Üstün zekalı bir çocuk bu sistem içerisinde iki bilemediniz üç sene içerisinde heba olup gidiyor. Çünkü, okula başladığında zaten birçok şeyi bildiği için sınıfa uyum sağlayamayıp dersten soğuyor. Öğretmeni ise zaten kalabalık sınıflarda ona göstermesi gereken önemi göstermiyor ve kendi haline bırakıyor. Çocuk bu sırada zaten bildiği şeylerin üzerine yeni şeyler koyacağına, bildiklerini de bir kenara bırakıp ilgilenmiyor ve içine kapanıyor. Eğer eğitimi sırasında iyi, başarılı ve özverili bir öğretmeni varsa bu sıkıntıları şans eseri aşabiliyor ama bu ona, “geri zekalı ve uyumsuz” damgası yemeden eğitimine devam etmesini sağlıyor. Oysa üstün zekalı bir insanın yaratıcı yönünün geliştirilerek ülke menfaati açısından değerlendirilmesi gerekirken çocuk törpülenmiş ve “normal” hale getirilmiş oluyor.

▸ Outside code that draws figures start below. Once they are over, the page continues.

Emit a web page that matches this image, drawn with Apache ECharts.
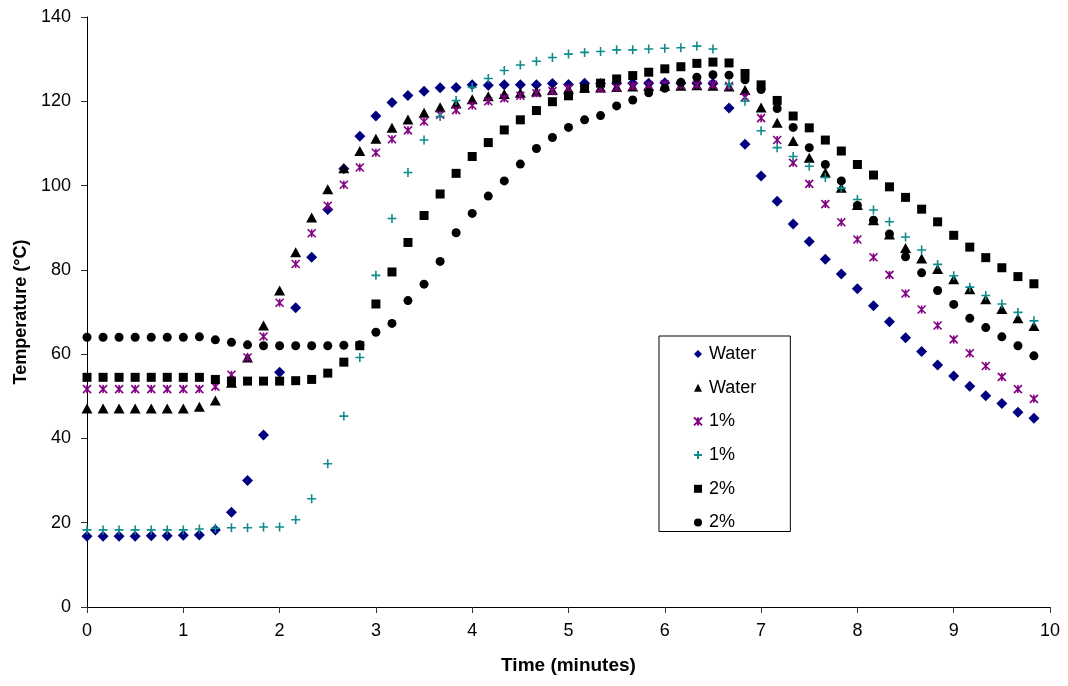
<!DOCTYPE html>
<html><head><meta charset="utf-8">
<script src="https://cdn.jsdelivr.net/npm/echarts@6/dist/echarts.min.js"></script>
<style>html,body{margin:0;padding:0;background:#fff}#c{width:1068px;height:686px}</style>
</head><body><div id="c"></div>
<script>
// Time in minutes (10-second readings)
const timeMin = [0,0.167,0.333,0.5,0.667,0.833,1,1.167,1.333,1.5,1.667,1.833,2,2.167,2.333,2.5,2.667,2.833,3,3.167,3.333,3.5,3.667,3.833,4,4.167,4.333,4.5,4.667,4.833,5,5.167,5.333,5.5,5.667,5.833,6,6.167,6.333,6.5,6.667,6.833,7,7.167,7.333,7.5,7.667,7.833,8,8.167,8.333,8.5,8.667,8.833,9,9.167,9.333,9.5,9.667,9.833];

const seriesNames = ['Water','Water','1%','1%','2%','2%'];

const waterA = [16.8,16.8,16.8,16.8,16.9,16.9,17.0,17.1,18.3,22.5,30.0,40.8,55.7,71.0,83.0,94.3,104.0,111.7,116.5,119.7,121.4,122.4,123.2,123.3,123.9,123.8,123.9,123.9,123.9,124.2,124.0,124.3,124.2,124.3,124.3,124.3,124.4,124.3,124.3,124.2,118.4,109.8,102.3,96.3,90.9,86.7,82.5,79.0,75.5,71.5,67.7,63.9,60.6,57.4,54.8,52.4,50.1,48.3,46.2,44.8];
const waterB = [47.1,47.1,47.1,47.1,47.1,47.1,47.1,47.5,49.0,53.2,59.2,66.8,75.1,84.2,92.4,99.1,104.1,108.2,111.1,113.7,115.7,117.3,118.6,119.5,120.5,121.2,121.7,122.0,122.3,122.7,122.9,123.2,123.3,123.4,123.5,123.6,123.7,123.7,123.8,123.7,123.5,122.7,118.5,114.9,110.6,106.6,103.1,99.5,95.4,91.8,88.4,85.2,82.7,80.2,77.8,75.4,73.0,70.7,68.5,66.7];
const pct1A = [51.7,51.7,51.7,51.7,51.7,51.7,51.7,51.7,52.3,55.1,59.2,64.2,72.2,81.4,88.7,95.2,100.2,104.3,107.8,111.0,113.1,115.2,116.8,117.9,119.0,120.0,120.7,121.3,121.9,122.4,123.1,123.1,123.0,123.2,123.6,123.8,124.0,123.8,123.9,123.9,123.6,121.0,116.0,110.8,105.4,100.4,95.6,91.3,87.2,83.0,78.8,74.4,70.6,66.8,63.5,60.2,57.2,54.6,51.7,49.4];
const pct1B = [18.3,18.3,18.3,18.3,18.3,18.3,18.3,18.5,18.7,18.8,18.8,19.0,19.0,20.7,25.7,34.0,45.3,59.2,78.7,92.2,103.1,110.8,116.4,120.2,123.3,125.4,127.3,128.6,129.5,130.4,131.2,131.6,131.8,132.2,132.2,132.4,132.6,132.7,133.1,132.4,124.0,120.0,113.0,109.0,106.9,104.6,101.9,99.4,96.7,94.2,91.4,87.8,84.7,81.3,78.6,75.9,73.9,71.9,69.9,67.9];
const pct2A = [54.5,54.5,54.5,54.5,54.5,54.5,54.5,54.5,54.0,53.6,53.6,53.6,53.6,53.7,54.0,55.5,58.1,62.0,71.9,79.5,86.5,92.9,98.0,102.9,106.9,110.2,113.2,115.6,117.8,119.9,121.3,123.1,124.3,125.3,126.1,126.9,127.7,128.2,129.0,129.3,129.1,126.6,123.9,120.2,116.5,113.7,110.8,108.2,105.0,102.5,99.7,97.2,94.4,91.4,88.2,85.4,82.9,80.5,78.4,76.7];
const pct2B = [64.0,64.0,64.0,64.0,64.0,64.0,64.0,64.1,63.4,62.8,62.2,62.0,62.0,62.0,62.0,62.0,62.1,62.2,65.2,67.3,72.7,76.6,82.0,88.8,93.4,97.5,101.1,105.1,108.8,111.4,113.8,115.6,116.6,118.9,120.3,122.0,123.1,124.5,125.7,126.3,126.2,125.1,122.8,118.3,113.8,109.0,105.0,101.1,95.3,91.8,88.5,83.1,79.3,75.1,71.8,68.5,66.3,64.1,62.0,59.6];

const xTicks = [0,1,2,3,4,5,6,7,8,9,10];
const yTicks = [0,20,40,60,80,100,120,140];

const FONT = 'Arial, "Liberation Sans", sans-serif';
const pair = arr => arr.map((v,i)=>[timeMin[i], v]);

const ASTERISK = 'path://M0,0L10,10M10,0L0,10M5,0L5,10';
const PLUS = 'path://M5,0L5,10M0,5L10,5';

const styles = [
  {symbol:'diamond', size:[11,11], color:'#000080'},
  {symbol:'triangle', size:[11,10], color:'#000000'},
  {symbol:ASTERISK, size:[8,8], color:'#800080', stroke:true},
  {symbol:PLUS, size:[9,9], color:'#0E8C8C', stroke:true},
  {symbol:'rect', size:[9,9], color:'#000000'},
  {symbol:'circle', size:[9,9], color:'#000000'}
];
const datas = [waterA, waterB, pct1A, pct1B, pct2A, pct2B];

const series = datas.map((d,k)=>{
  const s = styles[k];
  const itemStyle = s.stroke ? {color:s.color, borderColor:s.color, borderWidth:1.6, opacity:1}
                             : {color:s.color, opacity:1};
  return {
    name: seriesNames[k] + '\u200B'.repeat(k),
    type:'scatter',
    data: pair(d),
    symbol: s.symbol,
    symbolSize: s.size,
    itemStyle,
    clip:false,
    emphasis:{disabled:true},
    z: 2 + k
  };
});

const chart = echarts.init(document.getElementById('c'), null, {renderer:'canvas'});
chart.setOption({
  animation:false,
  backgroundColor:'#ffffff',
  grid:{left:87, right:18, top:17, bottom:79, containLabel:false},
  legend:{
    orient:'vertical', left:659, top:336,
    data: series.map(s=>s.name),
    formatter: n => n.replace(/\u200B/g,''),
    itemWidth:8, itemHeight:8, itemGap:15.7,
    padding:[9,34,0,34],
    borderColor:'#000', borderWidth:1,
    backgroundColor:'#fff',
    textStyle:{fontFamily:FONT, fontSize:18, color:'#000', padding:[0,0,0,2]},
    selectedMode:false
  },
  xAxis:{
    type:'value', min:0, max:10, interval:1,
    name:'Time (minutes)', nameLocation:'middle', nameGap:49,
    nameTextStyle:{fontFamily:FONT, fontSize:19, fontWeight:'bold', color:'#000'},
    axisLine:{show:true, onZero:false, lineStyle:{color:'#000', width:1}},
    axisTick:{show:true, length:6, lineStyle:{color:'#333'}},
    axisLabel:{fontFamily:FONT, fontSize:18, color:'#000', margin:15, formatter: v => String(v)},
    splitLine:{show:false}
  },
  yAxis:{
    type:'value', min:0, max:140, interval:20,
    name:'Temperature (°C)', nameLocation:'middle', nameGap:57, nameRotate:90,
    nameTextStyle:{fontFamily:FONT, fontSize:18, fontWeight:'bold', color:'#000'},
    axisLine:{show:true, onZero:false, lineStyle:{color:'#000', width:1}},
    axisTick:{show:true, length:6, lineStyle:{color:'#333'}},
    axisLabel:{fontFamily:FONT, fontSize:18, color:'#000', margin:16},
    splitLine:{show:false}
  },
  series
});
</script></body></html>
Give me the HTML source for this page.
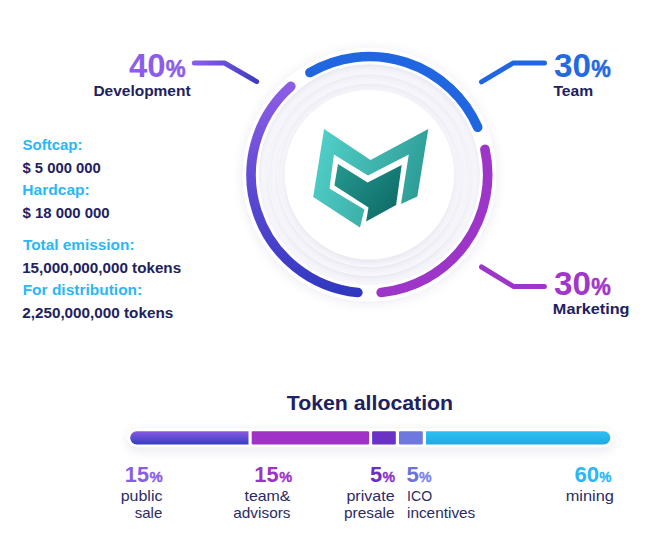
<!DOCTYPE html>
<html>
<head>
<meta charset="utf-8">
<title>Token allocation</title>
<style>
html,body{margin:0;padding:0;background:#ffffff;}
body{width:663px;height:533px;overflow:hidden;position:relative;font-family:"Liberation Sans",sans-serif;}
svg{position:absolute;left:0;top:0;display:block;}
text{font-family:"Liberation Sans",sans-serif;}
.b{font-weight:bold;}
.navy{fill:#21215e;}
.cyan{fill:#2ab7f5;}
.lab{fill:#2b2b63;font-size:15px;}
</style>
</head>
<body>
<svg width="663" height="533" viewBox="0 0 663 533">
<defs>
  <radialGradient id="halo" gradientUnits="userSpaceOnUse" cx="369.4" cy="176.3" r="140">
    <stop offset="0.89" stop-color="#e9e9f2" stop-opacity="0.6"/>
    <stop offset="0.935" stop-color="#efeff6" stop-opacity="0.3"/>
    <stop offset="1" stop-color="#ffffff" stop-opacity="0"/>
  </radialGradient>
  <radialGradient id="band" gradientUnits="userSpaceOnUse" cx="369.4" cy="174.8" r="111">
    <stop offset="0.760" stop-color="#ffffff"/>
    <stop offset="0.774" stop-color="#f4f4f9"/>
    <stop offset="0.815" stop-color="#f6f6fa"/>
    <stop offset="0.825" stop-color="#fafafd"/>
    <stop offset="0.835" stop-color="#f5f5fa"/>
    <stop offset="0.897" stop-color="#f6f6fa"/>
    <stop offset="0.907" stop-color="#fafafd"/>
    <stop offset="0.917" stop-color="#f4f4f9"/>
    <stop offset="0.975" stop-color="#f2f2f8"/>
    <stop offset="0.988" stop-color="#efeff6"/>
    <stop offset="0.998" stop-color="#ffffff"/>
  </radialGradient>
  <linearGradient id="gdev" gradientUnits="userSpaceOnUse" x1="300" y1="80" x2="330" y2="295">
    <stop offset="0" stop-color="#8e5ee6"/>
    <stop offset="0.5" stop-color="#5a48d2"/>
    <stop offset="1" stop-color="#3038c0"/>
  </linearGradient>
  <linearGradient id="gdevl" gradientUnits="userSpaceOnUse" x1="192" y1="63" x2="258" y2="82">
    <stop offset="0" stop-color="#8f5fe8"/>
    <stop offset="1" stop-color="#3a3cc2"/>
  </linearGradient>
  <linearGradient id="glogo" gradientUnits="userSpaceOnUse" x1="316" y1="150" x2="428" y2="190">
    <stop offset="0" stop-color="#50cfc8"/>
    <stop offset="0.5" stop-color="#3fb4ad"/>
    <stop offset="1" stop-color="#2a9a93"/>
  </linearGradient>
  <linearGradient id="glogo2" gradientUnits="userSpaceOnUse" x1="338" y1="165" x2="398" y2="212">
    <stop offset="0" stop-color="#24978f"/>
    <stop offset="1" stop-color="#0e6b66"/>
  </linearGradient>
  <linearGradient id="gbar1" x1="0" y1="0" x2="0" y2="1">
    <stop offset="0" stop-color="#8a58e2"/>
    <stop offset="1" stop-color="#343ec0"/>
  </linearGradient>
  <linearGradient id="gbar5" x1="0" y1="0" x2="0" y2="1">
    <stop offset="0" stop-color="#2dc0f4"/>
    <stop offset="1" stop-color="#22a8e2"/>
  </linearGradient>
  <linearGradient id="gp5" x1="0" y1="0" x2="1" y2="0">
    <stop offset="0" stop-color="#6a30c4"/>
    <stop offset="1" stop-color="#9a34cc"/>
  </linearGradient>
  <linearGradient id="gi5" x1="0" y1="0" x2="1" y2="0">
    <stop offset="0" stop-color="#6a70dc"/>
    <stop offset="1" stop-color="#8088ee"/>
  </linearGradient>
  <filter id="barsh" x="-10%" y="-200%" width="120%" height="500%">
    <feGaussianBlur stdDeviation="5"/>
  </filter>
<clipPath id="c1106"><circle cx="369.4" cy="174.8" r="110.6"/></clipPath>
<clipPath id="c1007"><circle cx="369.4" cy="174.8" r="100.7"/></clipPath>
<clipPath id="c916"><circle cx="369.4" cy="174.8" r="91.6"/></clipPath>
<filter id="b2" x="-10%" y="-10%" width="120%" height="120%"><feGaussianBlur stdDeviation="2.2"/></filter>
</defs>

<!-- ring background -->
<circle cx="369.4" cy="176.3" r="140" fill="url(#halo)"/>
<circle cx="369.4" cy="174.8" r="127" fill="#ffffff"/>
<g clip-path="url(#c1106)">
<circle cx="369.4" cy="174.8" r="110.6" fill="#f5f5fa"/>
<circle cx="369.4" cy="177.8" r="114.6" fill="none" stroke="#d6d6e4" stroke-width="8" filter="url(#b2)" opacity="0.4"/>
<circle cx="369.4" cy="177.8" r="100.7" fill="#d6d6e4" filter="url(#b2)" opacity="0.4"/>
<circle cx="369.4" cy="174.8" r="100.7" fill="#f5f5fa" stroke="#fbfbfe" stroke-width="1"/>
<g clip-path="url(#c1007)"><circle cx="369.4" cy="177.8" r="104.7" fill="none" stroke="#d6d6e4" stroke-width="8" filter="url(#b2)" opacity="0.3"/></g>
<circle cx="369.4" cy="177.8" r="91.6" fill="#d6d6e4" filter="url(#b2)" opacity="0.4"/>
<circle cx="369.4" cy="174.8" r="91.6" fill="#f5f5fa" stroke="#fbfbfe" stroke-width="1"/>
<g clip-path="url(#c916)"><circle cx="369.4" cy="177.8" r="95.6" fill="none" stroke="#d6d6e4" stroke-width="8" filter="url(#b2)" opacity="0.3"/></g>
<circle cx="369.4" cy="177.8" r="84.8" fill="#d6d6e4" filter="url(#b2)" opacity="0.4"/>
<circle cx="369.4" cy="174.8" r="84.8" fill="#ffffff"/>
</g>

<!-- arcs -->
<g fill="none" stroke-width="9.6" stroke-linecap="round">
  <path d="M357.86 292.54A118.3 118.3 0 0 1 290.86 86.34" stroke="url(#gdev)"/>
  <path d="M309.89 72.56A118.3 118.3 0 0 1 477.72 127.25" stroke="#2066e0"/>
  <path d="M484.94 149.40A118.3 118.3 0 0 1 381.15 292.52" stroke="#9d35c9"/>
</g>

<!-- connector lines -->
<g fill="none" stroke-width="5" stroke-linecap="round" stroke-linejoin="round">
  <path d="M194.3 63H224.5L256.7 81.6" stroke="url(#gdevl)"/>
  <path d="M481.5 81.9L513.4 62.9H544.5" stroke="#2066e0"/>
  <path d="M481.5 267L513.4 286.4H544.4" stroke="#9d35c9"/>
</g>

<!-- logo -->
<path d="M324.1 129L370.5 160L428.3 129L417.3 196.6L401 203.9L408.8 154.6L368 175.4L333.9 154.6L329.5 188.5L364.4 209.5L360 227.6L313.2 197Z" fill="url(#glogo)"/>
<path d="M338 164.1L367.6 182.4L401.7 164.9L396.1 205.1L366.1 221.5L368.5 207.6L334.4 185.6Z" fill="url(#glogo2)"/>

<text id="t40" x="128.97" y="76.7" font-size="32.7" font-weight="bold" fill="#8d5dea" textLength="36.54" lengthAdjust="spacingAndGlyphs">40</text>
<text id="p40" x="165.73" y="76.7" font-size="23.2" font-weight="bold" fill="#8d5dea" stroke="#8d5dea" stroke-width="0.5" textLength="19.84" lengthAdjust="spacingAndGlyphs">%</text>
<text id="dev" x="93.41" y="95.7" font-size="14" font-weight="bold" fill="#21215e" textLength="97.17" lengthAdjust="spacingAndGlyphs">Development</text>
<text id="t30a" x="553.94" y="76.9" font-size="32.7" font-weight="bold" fill="#2369e2" textLength="36.98" lengthAdjust="spacingAndGlyphs">30</text>
<text id="p30a" x="591.24" y="76.9" font-size="23.2" font-weight="bold" fill="#2369e2" stroke="#2369e2" stroke-width="0.5" textLength="19.58" lengthAdjust="spacingAndGlyphs">%</text>
<text id="team" x="553.47" y="95.7" font-size="14" font-weight="bold" fill="#21215e" textLength="39.72" lengthAdjust="spacingAndGlyphs">Team</text>
<text id="t30b" x="553.94" y="294.9" font-size="32.7" font-weight="bold" fill="#9f37cb" textLength="36.98" lengthAdjust="spacingAndGlyphs">30</text>
<text id="p30b" x="591.24" y="294.9" font-size="23.2" font-weight="bold" fill="#9f37cb" stroke="#9f37cb" stroke-width="0.5" textLength="19.58" lengthAdjust="spacingAndGlyphs">%</text>
<text id="mk" x="552.86" y="313.5" font-size="14" font-weight="bold" fill="#21215e" textLength="76.68" lengthAdjust="spacingAndGlyphs">Marketing</text>
<text id="soft" x="22.47" y="149.5" font-size="14" font-weight="bold" fill="#2ab7f5" textLength="60.08" lengthAdjust="spacingAndGlyphs">Softcap:</text>
<text id="s5" x="22.49" y="172.7" font-size="14" font-weight="bold" fill="#21215e" textLength="78.22" lengthAdjust="spacingAndGlyphs">$ 5 000 000</text>
<text id="hard" x="22.39" y="194.5" font-size="14" font-weight="bold" fill="#2ab7f5" textLength="67.41" lengthAdjust="spacingAndGlyphs">Hardcap:</text>
<text id="s18" x="22.49" y="217.7" font-size="14" font-weight="bold" fill="#21215e" textLength="87.05" lengthAdjust="spacingAndGlyphs">$ 18 000 000</text>
<text id="tot" x="22.98" y="250.0" font-size="14" font-weight="bold" fill="#2ab7f5" textLength="111.55" lengthAdjust="spacingAndGlyphs">Total emission:</text>
<text id="e15" x="22.17" y="272.8" font-size="14" font-weight="bold" fill="#21215e" textLength="158.98" lengthAdjust="spacingAndGlyphs">15,000,000,000 tokens</text>
<text id="ford" x="22.66" y="294.7" font-size="14" font-weight="bold" fill="#2ab7f5" textLength="119.57" lengthAdjust="spacingAndGlyphs">For distribution:</text>
<text id="e22" x="22.21" y="317.8" font-size="14" font-weight="bold" fill="#21215e" textLength="150.99" lengthAdjust="spacingAndGlyphs">2,250,000,000 tokens</text>
<text id="tok" x="286.73" y="410.1" font-size="20" font-weight="bold" fill="#21215e" textLength="166.36" lengthAdjust="spacingAndGlyphs">Token allocation</text>
<text id="n15a" x="124.89" y="482" font-size="21.5" font-weight="bold" fill="#8b5de6" textLength="24.06" lengthAdjust="spacingAndGlyphs">15</text>
<text id="q15a" x="149.48" y="482" font-size="15.0" font-weight="bold" fill="#8b5de6" stroke="#8b5de6" stroke-width="0.35" textLength="13.25" lengthAdjust="spacingAndGlyphs">%</text>
<text id="n15b" x="254.38" y="482" font-size="21.5" font-weight="bold" fill="#9b33c9" textLength="24.22" lengthAdjust="spacingAndGlyphs">15</text>
<text id="q15b" x="279.23" y="482" font-size="15.0" font-weight="bold" fill="#9b33c9" stroke="#9b33c9" stroke-width="0.35" textLength="12.94" lengthAdjust="spacingAndGlyphs">%</text>
<text id="n5a" x="369.91" y="482" font-size="21.5" font-weight="bold" fill="#6a30c4" textLength="12.14" lengthAdjust="spacingAndGlyphs">5</text>
<text id="q5a" x="382.50" y="482" font-size="15.0" font-weight="bold" fill="#8a33ca" stroke="#8a33ca" stroke-width="0.35" textLength="12.56" lengthAdjust="spacingAndGlyphs">%</text>
<text id="n5b" x="406.43" y="482" font-size="21.5" font-weight="bold" fill="#6b72dd" textLength="12.38" lengthAdjust="spacingAndGlyphs">5</text>
<text id="q5b" x="418.99" y="482" font-size="15.0" font-weight="bold" fill="#7a82ea" stroke="#7a82ea" stroke-width="0.35" textLength="12.58" lengthAdjust="spacingAndGlyphs">%</text>
<text id="n60" x="574.42" y="482" font-size="21.5" font-weight="bold" fill="#2ab7f5" textLength="24.67" lengthAdjust="spacingAndGlyphs">60</text>
<text id="q60" x="599.26" y="482" font-size="15.0" font-weight="bold" fill="#2ab7f5" stroke="#2ab7f5" stroke-width="0.35" textLength="12.18" lengthAdjust="spacingAndGlyphs">%</text>
<text id="pub" x="120.69" y="501" font-size="14.5" fill="#2b2b63" textLength="41.76" lengthAdjust="spacingAndGlyphs">public</text>
<text id="sale" x="134.75" y="518" font-size="14.5" fill="#2b2b63" textLength="27.48" lengthAdjust="spacingAndGlyphs">sale</text>
<text id="tm" x="244.49" y="501" font-size="14.5" fill="#2b2b63" textLength="45.99" lengthAdjust="spacingAndGlyphs">team&amp;</text>
<text id="adv" x="233.23" y="518" font-size="14.5" fill="#2b2b63" textLength="57.29" lengthAdjust="spacingAndGlyphs">advisors</text>
<text id="priv" x="346.43" y="501" font-size="14.5" fill="#2b2b63" textLength="48.15" lengthAdjust="spacingAndGlyphs">private</text>
<text id="pres" x="343.97" y="518" font-size="14.5" fill="#2b2b63" textLength="50.61" lengthAdjust="spacingAndGlyphs">presale</text>
<text id="ico" x="407.07" y="501" font-size="14.5" fill="#2b2b63" textLength="25.07" lengthAdjust="spacingAndGlyphs">ICO</text>
<text id="inc" x="406.98" y="518" font-size="14.5" fill="#2b2b63" textLength="68.34" lengthAdjust="spacingAndGlyphs">incentives</text>
<text id="min" x="565.66" y="501" font-size="14.5" fill="#2b2b63" textLength="48.28" lengthAdjust="spacingAndGlyphs">mining</text>
<!-- token allocation -->

<rect x="127" y="430" width="486.5" height="22" rx="11" fill="#dcdce8" opacity="0.55" filter="url(#barsh)"/>
<rect x="127" y="428.3" width="486.5" height="19" rx="9.5" fill="#ffffff"/>
<path d="M136.7 431.3H248.5V444.4H136.7A6.55 6.55 0 0 1 136.7 431.3Z" fill="url(#gbar1)"/>
<rect x="251.7" y="431.3" width="117.3" height="13.1" rx="1" fill="#a032c6"/>
<rect x="372.1" y="431.3" width="23.7" height="13.1" rx="1" fill="#6a32c4"/>
<rect x="399" y="431.3" width="23.8" height="13.1" rx="1" fill="#6f78dd"/>
<path d="M426 431.3H603.85A6.55 6.55 0 0 1 603.85 444.4H426Z" fill="url(#gbar5)"/>

</svg>
</body>
</html>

Böyle bir strateji sadece “vatan hainliği” ile açıklanabilir.
Bu konu ülke menfaatleri açısından “stratejik” öneme haizdir. Uzun vadeli ve üzerinde düşünülmesi gereken bir konudur. Türkiye herkese eşitlik gibi safsatalardan kurtulmalıdır; zaten bu safsatayı hiçbir yerde ve hiçbir şekilde gerçekleştirememektedir. Herkes eşit değildir, birimiz zeki, birimiz üstün zekalı, diğerimiz aptal ve kafası çalışmıyor olabilir. Bu çok doğaldır, hal böyle iken herkese aynı muameleyi yapmaya çalışmak eğer art niyetli bir yaklaşım değilse nasıl izah edilebilir?
Başarılı öğrencilerle bir uçağın benzerini yapabilirsiniz ama dünyanın en gelişmiş teknolojisine sahip uçağı yapamazsınız, yakıtsız çalışan bir taşıt yapamazsınız. Başarılı bir insan olduğunuzda size iş verirler, siz de orada çalışırsınız. Kısaca başkalarının söylediklerini yapar, başkalarının teknolojisini satın alır ve başkalarının kölesi olursunuz.